The SF in SF Podcast
The SF in SF Podcast
Episode • Mar 2, 2018 • 1s
"Our Big Show of the Year" -- Terry Bisson

Dedicated to Ursula K. Le Guin

Kim Stanley Robinson is an American writer of science fiction. He has published nineteen novels and numerous short stories but is best known for his Mars trilogy. His work has been translated into 24 languages. Many of his novels and stories have ecological, cultural, and political themes running through them and feature scientists as heroes. Robinson has won numerous awards, including the Hugo Award for Best Novel, the Nebula Award for Best Novel and the World Fantasy Award. Robinson’s work has been labeled by The Atlantic as “the gold-standard of realistic, and highly literary, science-fiction writing.” According to an article in The New Yorker, Robinson is “generally acknowledged as one of the greatest living science-fiction writers.”

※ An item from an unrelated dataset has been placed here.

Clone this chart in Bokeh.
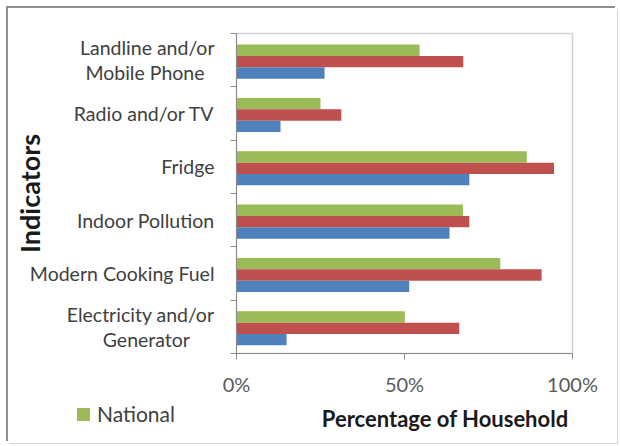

Cecilia Holland is an American historical fiction author, also well-known for her science fiction novel, Floating Worlds. Her first novel, The Firedrake, was published in 1966, and Holland has been a full-time professional writer ever since. Her character-driven plots, scrupulously researched, are often developed from the viewpoint of a male protagonist. With plenty of action (her battle scenes are noteworthy for their bottom-up viewpoint and understated verisimilitude), her work focuses primarily on the life of the mind—whatever that might mean in a particular culture—and especially on politics, in the broadest sense, whatever politics might be in a monarchical, feudal or tribal society. Holland lives in rural Humboldt County, CA.